▸ Material:
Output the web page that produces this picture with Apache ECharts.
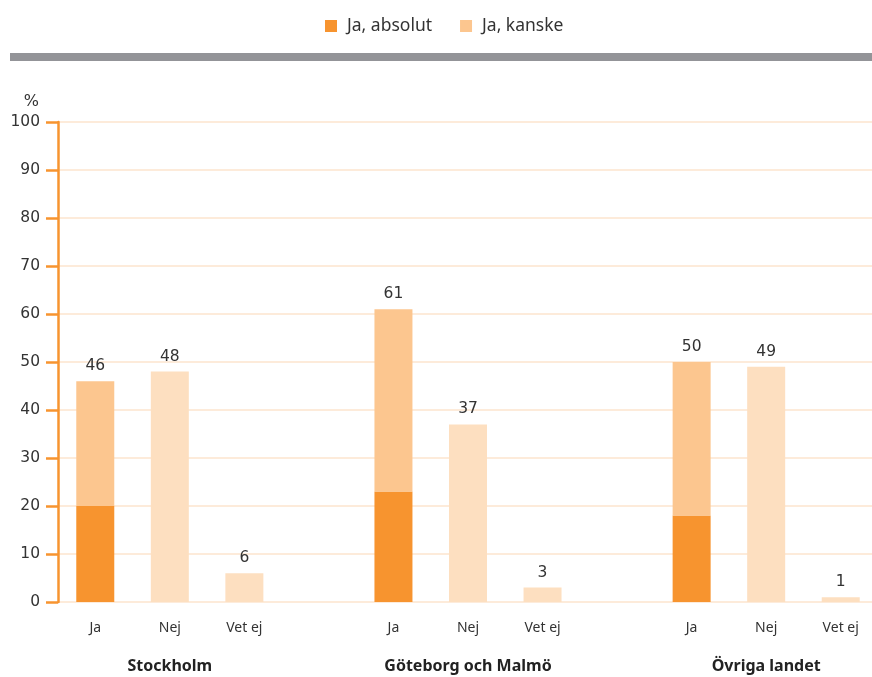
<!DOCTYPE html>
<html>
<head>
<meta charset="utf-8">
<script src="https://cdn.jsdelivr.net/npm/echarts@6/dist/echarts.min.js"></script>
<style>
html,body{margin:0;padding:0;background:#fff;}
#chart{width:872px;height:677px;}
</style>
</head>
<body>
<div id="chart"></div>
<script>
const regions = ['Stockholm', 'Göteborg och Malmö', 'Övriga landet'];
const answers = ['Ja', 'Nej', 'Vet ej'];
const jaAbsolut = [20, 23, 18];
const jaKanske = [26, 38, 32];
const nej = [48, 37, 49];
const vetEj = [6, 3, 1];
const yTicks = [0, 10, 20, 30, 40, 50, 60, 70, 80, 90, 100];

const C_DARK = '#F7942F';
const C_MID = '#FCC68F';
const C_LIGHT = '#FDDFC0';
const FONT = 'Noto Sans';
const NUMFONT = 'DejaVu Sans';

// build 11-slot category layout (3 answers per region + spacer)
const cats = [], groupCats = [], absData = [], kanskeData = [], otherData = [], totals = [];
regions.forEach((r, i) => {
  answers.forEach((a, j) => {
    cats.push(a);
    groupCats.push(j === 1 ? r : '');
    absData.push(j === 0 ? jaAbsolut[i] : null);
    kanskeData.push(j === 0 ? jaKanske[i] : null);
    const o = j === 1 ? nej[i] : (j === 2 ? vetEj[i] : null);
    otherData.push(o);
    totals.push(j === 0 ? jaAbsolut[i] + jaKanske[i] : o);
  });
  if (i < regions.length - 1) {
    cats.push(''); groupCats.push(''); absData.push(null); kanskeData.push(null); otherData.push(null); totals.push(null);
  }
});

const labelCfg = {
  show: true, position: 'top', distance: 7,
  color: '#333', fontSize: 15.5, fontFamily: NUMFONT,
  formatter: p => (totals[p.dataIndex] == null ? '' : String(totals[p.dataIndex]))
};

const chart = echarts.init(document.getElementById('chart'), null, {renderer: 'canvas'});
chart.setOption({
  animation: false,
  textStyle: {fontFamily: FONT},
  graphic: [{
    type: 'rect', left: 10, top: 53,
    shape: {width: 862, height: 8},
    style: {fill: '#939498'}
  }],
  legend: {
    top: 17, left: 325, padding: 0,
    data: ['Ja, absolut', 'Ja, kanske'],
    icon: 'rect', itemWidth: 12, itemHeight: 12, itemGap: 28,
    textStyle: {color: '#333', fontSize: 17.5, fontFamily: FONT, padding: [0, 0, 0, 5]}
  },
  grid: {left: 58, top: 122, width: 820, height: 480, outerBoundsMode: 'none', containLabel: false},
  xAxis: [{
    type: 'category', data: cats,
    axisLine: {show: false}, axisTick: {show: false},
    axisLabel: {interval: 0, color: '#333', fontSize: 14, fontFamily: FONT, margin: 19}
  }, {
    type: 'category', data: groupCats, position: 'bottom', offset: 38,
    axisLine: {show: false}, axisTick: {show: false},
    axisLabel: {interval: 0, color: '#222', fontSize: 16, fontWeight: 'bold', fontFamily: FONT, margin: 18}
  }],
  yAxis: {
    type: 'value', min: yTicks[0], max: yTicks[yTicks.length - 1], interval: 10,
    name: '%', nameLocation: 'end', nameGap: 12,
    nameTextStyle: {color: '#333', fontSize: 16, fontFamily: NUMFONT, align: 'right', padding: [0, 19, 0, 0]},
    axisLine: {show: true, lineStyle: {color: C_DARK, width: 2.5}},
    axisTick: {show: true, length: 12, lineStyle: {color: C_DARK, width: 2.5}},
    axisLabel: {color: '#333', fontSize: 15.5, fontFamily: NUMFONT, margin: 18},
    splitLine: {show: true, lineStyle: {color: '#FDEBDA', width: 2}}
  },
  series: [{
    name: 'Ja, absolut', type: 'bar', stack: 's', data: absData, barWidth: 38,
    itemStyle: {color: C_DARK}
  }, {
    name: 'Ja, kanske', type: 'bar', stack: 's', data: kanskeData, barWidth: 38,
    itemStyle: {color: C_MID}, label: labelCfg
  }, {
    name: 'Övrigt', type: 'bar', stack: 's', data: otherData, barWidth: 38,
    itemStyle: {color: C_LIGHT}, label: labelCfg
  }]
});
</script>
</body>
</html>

▸ Written task:
Emit the lines of the material exactly, from its first line to the line containing "const NUMFONT = 'DejaVu Sans';", inclusive; leave every picture out.

▸ Result of the task:
Output the web page that produces this picture with Apache ECharts.
<!DOCTYPE html>
<html>
<head>
<meta charset="utf-8">
<script src="https://cdn.jsdelivr.net/npm/echarts@6/dist/echarts.min.js"></script>
<style>
html,body{margin:0;padding:0;background:#fff;}
#chart{width:872px;height:677px;}
</style>
</head>
<body>
<div id="chart"></div>
<script>
const regions = ['Stockholm', 'Göteborg och Malmö', 'Övriga landet'];
const answers = ['Ja', 'Nej', 'Vet ej'];
const jaAbsolut = [20, 23, 18];
const jaKanske = [26, 38, 32];
const nej = [48, 37, 49];
const vetEj = [6, 3, 1];
const yTicks = [0, 10, 20, 30, 40, 50, 60, 70, 80, 90, 100];

const C_DARK = '#F7942F';
const C_MID = '#FCC68F';
const C_LIGHT = '#FDDFC0';
const FONT = 'Noto Sans';
const NUMFONT = 'DejaVu Sans';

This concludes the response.